● Set problem
Give back exactly the lines from the beginning of the listing below to the line holding "var titleText = 'Nihanje", both ends included; the pictures stay out.

-- Begin --

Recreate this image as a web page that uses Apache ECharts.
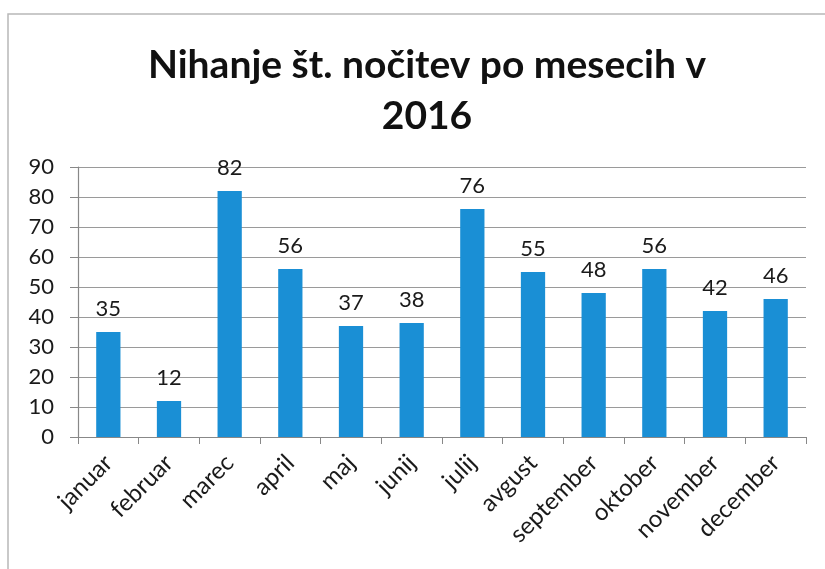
<!DOCTYPE html>
<html>
<head>
<meta charset="utf-8">
<script src="https://cdn.jsdelivr.net/npm/echarts@6/dist/echarts.min.js"></script>
<style>
  html, body { margin: 0; padding: 0; background: #fff; }
  #chart { width: 825px; height: 569px; }
</style>
</head>
<body>
<div id="chart"></div>
<script>
var months = ['januar', 'februar', 'marec', 'april', 'maj', 'junij', 'julij', 'avgust', 'september', 'oktober', 'november', 'december'];
var nocitve = [35, 12, 82, 56, 37, 38, 76, 55, 48, 56, 42, 46];
var titleText = 'Nihanje št. nočitev po mesecih v\n2016';

var chart = echarts.init(document.getElementById('chart'));
chart.setOption({
    backgroundColor: '#ffffff',
    animation: false,
    textStyle: { fontFamily: 'Lato, "Open Sans", sans-serif' },
    graphic: [{
        type: 'rect',
        shape: { x: 8, y: 14, width: 830, height: 600 },
        style: { fill: 'none', stroke: '#b8b8b8', lineWidth: 1.5 },
        silent: true
    }],
    title: {
        text: titleText,
        left: 422,
        top: 35,
        textAlign: 'center',
        textStyle: {
            fontFamily: 'Lato, sans-serif',
            fontWeight: 'bold',
            fontSize: 39,
            lineHeight: 51,
            color: '#111'
        }
    },
    grid: {
        left: 78,
        right: 19,
        top: 167,
        bottom: 132,
        containLabel: false
    },
    xAxis: {
        type: 'category',
        data: months,
        axisLine: { lineStyle: { color: '#888', width: 1.2 } },
        axisTick: { show: true, alignWithLabel: false, length: 7, lineStyle: { color: '#888' } },
        axisLabel: {
            rotate: 45,
            interval: 0,
            fontSize: 24,
            color: '#1a1a1a',
            margin: 22
        }
    },
    yAxis: {
        type: 'value',
        min: 0,
        max: 90,
        interval: 10,
        axisLine: { show: true, lineStyle: { color: '#888', width: 1.2 } },
        axisTick: { show: true, length: 8, inside: false, lineStyle: { color: '#888' } },
        splitLine: { lineStyle: { color: '#9a9a9a', width: 1 } },
        axisLabel: { fontSize: 22, color: '#1a1a1a', margin: 24 }
    },
    series: [{
        type: 'bar',
        data: nocitve,
        barWidth: '40%',
        itemStyle: { color: '#1a8fd5' },
        label: {
            show: true,
            position: 'top',
            distance: 12,
            fontSize: 22,
            color: '#1a1a1a'
        }
    }]
});
</script>
</body>
</html>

-- End --

● Finished answer
Recreate this image as a web page that uses Apache ECharts.
<!DOCTYPE html>
<html>
<head>
<meta charset="utf-8">
<script src="https://cdn.jsdelivr.net/npm/echarts@6/dist/echarts.min.js"></script>
<style>
  html, body { margin: 0; padding: 0; background: #fff; }
  #chart { width: 825px; height: 569px; }
</style>
</head>
<body>
<div id="chart"></div>
<script>
var months = ['januar', 'februar', 'marec', 'april', 'maj', 'junij', 'julij', 'avgust', 'september', 'oktober', 'november', 'december'];
var nocitve = [35, 12, 82, 56, 37, 38, 76, 55, 48, 56, 42, 46];
var titleText = 'Nihanje št. nočitev po mesecih v\n2016';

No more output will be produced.